To add a some flavor and extra fiber to your breakfast, you can throw some fresh berries and chia seeds on top of your plain yogurt. You can also mix in a zero carb natural sweetener like stevia for some added sweetness.
Yogurt Myths and Truths
Myth: The “light” versions of yogurt are healthier than regular yogurt.
Truth: You can’t rely solely on the front of the package to tell you what is and isn’t healthy.
The real information is on the back of the product, so look there first. Check out the ingredients list and the nutrition facts label.
Ask yourself: How many carbs does this food contain? Are there lots of added sugars? Is there a loooong ingredient list?
Be extra cautious with products labeled as “light,” because they may be loaded with artificial sweeteners that can do more harm than good!
Look for yogurt with the fewest amount of sugars, no artificial sweeteners, and the least amount of fake syrups and fillers. The best sugar substitutes are stevia, erythritol, xylitol, monk fruit and tagatose.
And avoid any products with a long list of ingredients you don't recognize. A shorter ingredients list usually indicates that a product is less processed.
Research on Yogurt and Diabetes
The gut is one of the foundations on which the rest of your health is built upon.
Fortunately, yogurt contains probiotics like lactobacillus that balance out your gut microbiome, which, in turn, reduces systemic inflammation and improves your overall health.
Having a healthy gut will also influence your body’s hormone production. The anti-inflammatory effects of probiotics have been shown to improve insulin secretion. People who were given oral lactobacillus probiotics for four weeks had a 49% increase in their natural insulin secretion and a 76% increase in the secretion of glucagon-like peptide 1.
Yogurt consumption has also been associated with decreases in waist circumference and body weight in men who are overweight.
Another study found that consuming probiotic rich yogurt (200 g/day yogurt, containing several probiotic strains) along with a low calorie diet produced better weight loss results than a low calorie diet with regular yogurt (not containing probiotics).
After 8 weeks, the participants who received the probiotic-rich yogurt also experienced a larger decrease in insulin levels (-2.38 ng/mL) than the group consuming regular yogurt (-0.55 ng/mL).
The group who consumed probiotic yogurt also had lower levels of C-reactive protein (-3.4 pg/mL), an inflammatory marker, than the group who consumed yogurt without probiotics (-2.98 pg/mL).

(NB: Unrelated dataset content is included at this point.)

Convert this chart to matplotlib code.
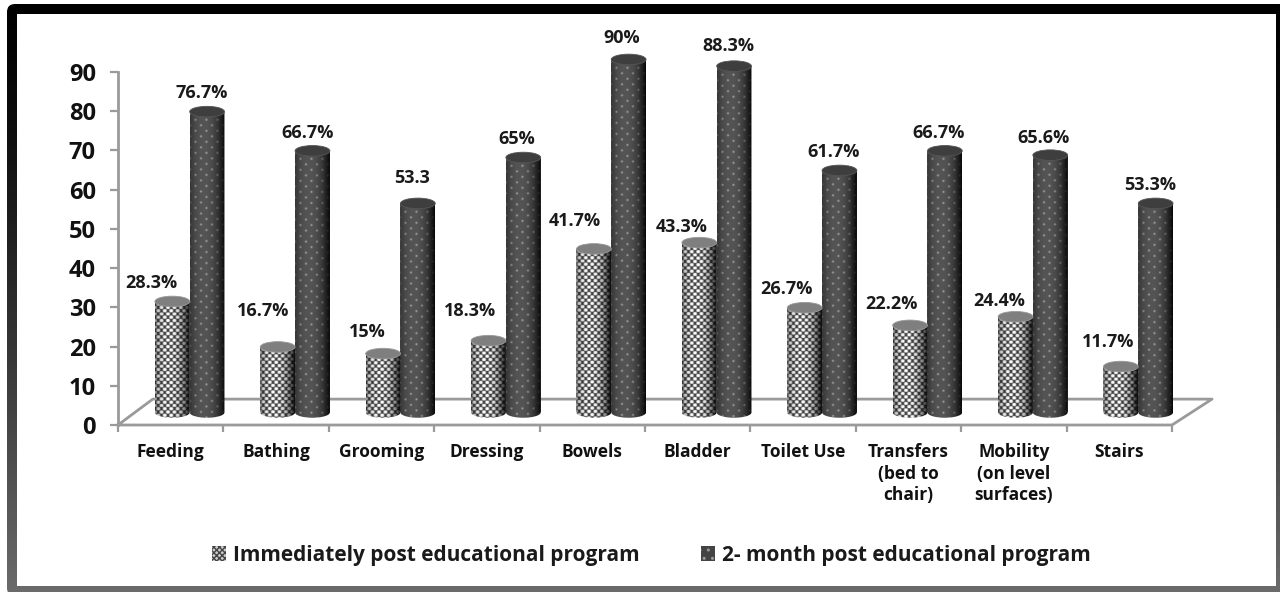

Other cohort studies have shown that consuming 1 serving of yogurt per day is associated with a slight weight loss (-0.82 lb) over a 4-year period. And that yogurt consumption (of over 1 serving per week) was associated with lowering levels of insulin, fasting glucose, lower levels of insulin resistance, and decreased triglyceride levels.
A moderate intake of full-fat dairy products is linked with a decreased risk of developing prediabetes by 39%!
Conclusion: Is Yogurt a Type 2 Diabetes Friendly Food?
All in all, yogurt can be a great choice as long as you shop smart and skip over the flavored, sugar-filled options. Go for the plain Greek yogurt and you’ll find yourself with a high protein, low carb food that fits perfectly into your diet.
For lunch or dinner, yogurt works well as a garnish on curries and spicy foods or as a slightly tangy substitute to get a creamy sauce.
For breakfast and dessert, garnish your masterpiece with some stevia and fresh berries before indulging in a naturally sweetened treat!